Dr. Öğretim Üyesi Önen, kendi mesleğinin dışında doğa fotoğrafçılığı ve vahşi yaşamla ilgili belgesel için doğada çekimler yaptığını, geçen yıl Nemrut’taki ayılarla ilgili çok önemli bir çalışma başlattığını söyledi. Ayıların doğal ortamlarının yanında, geçen yıl yiyecek bulmak için insanların bulunduğu bölgelere sık sık geldiklerini belirten Önen, “İnsanlar bunları bir kedi ya da köpek gibi elle besleyerek, sevme eğiliminde oluyor. Bunlar vahşi hayvanlar. Onları bir evcil hayvan gibi görüp, beslemek ve yanaşmak doğru değil. Bir anda saldırarak insanlara ciddi zararlar verebilirler. Bunun birçok örneğini geçtiğimiz yıl yaşadık. Hayvanları doğal ortamlarında bırakarak, insanların yaşam alanlarını sınırlandırmak gerekir. Yıllardan beridir bu coğrafyada canlı popülasyonu ile ilgili gözlemler yapmaktayım. Bu gözlemleri yaparken, bir takım korkutucu olaylarla da karşılaştım. Bölgedeki bazı hayvanlar çok vahşi iken, bazıları da yarı vahşi konumdadır. İnsanlar bunu bir kedi, ya da köpek gibi görüp beslenme eğilimine giriyor. Yavru bir ayıyı kucaklama girişimi olabiliyor. Tabi bu insanlarımızın güzel duygularıdır. Bu hayvanları elle beslerken onların doğal beslenmelerine zarar verebiliyoruz. Aynı zamanda bunu besleyen insanlar da ciddi şekilde saldırıya maruz kalabilir.
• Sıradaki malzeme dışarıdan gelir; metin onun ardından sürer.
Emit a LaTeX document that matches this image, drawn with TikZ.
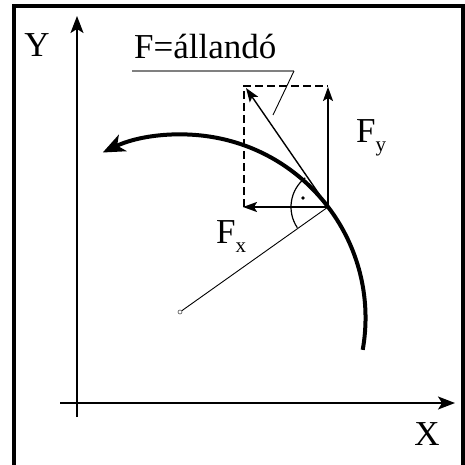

Bazılarına tanık olduk. Ciddi bir şekilde yaralanan vatandaşlarımız da oldu. Bazıları da hafif yaralandı. Ama çok şükür ölen olmadı. Burada vatandaşlarımız şefkatle yaklaşıyorlar. Ancak bu hayvanlar doğal ortamlarında bu yiyecekleri zaten bulabiliyorlar” dedi.
‘DOĞRU TANITIMLA HEM KORUYUP HEM DE TURİZME KAZANDIRABİLİRİZ’
Doğadaki ayıları yavru hallerinden yetişkin hallerine kadar takip ettiğini anlatan Önen, “Ben bu ayıların her hallerine tanıklık ettim. Bu hayvanlar kolay kolay evcilleşmez. Bu hayvanların yarı evcil olmaları insanların yanaşmalarına neden oldu. Bazen de saldırarak insanlara ciddi şekilde zarar verdi. Kuduz aşısı olanlar oldu, ciddi şekilde yaralananlar oldu. Kesi ve pençe yaraları oldu. Bu hayvanlar kolay kolay evcilleşmez. İnsanlar bunların o görüntülerine aldanıp, çok yaklaşmasınlar. Doğru tanıtım yapılması durumunda turizme ciddi katkılar sağlayabilir. Dünyada çok ciddi örnekleri var. Örneğin bazı ülkeler dünyada nesli tükenmekte olan hayvanları çoğaltıp, doğal ortamlarında turizme kazandırıyorlar. Özellikle Çin’de panda popülasyonu artırılarak, turizme kazandırılıyor. Biz de bu coğrafyada bu hayvanları korumanın yanında turizme bu şekilde kazandırabiliriz. Bölgeyi vahşi hayvanların yaşam alanı olarak görüp, insanların alanlarını sınırlandırarak, turizm açısından ciddi kazançlar elde edebiliriz” diye konuştu.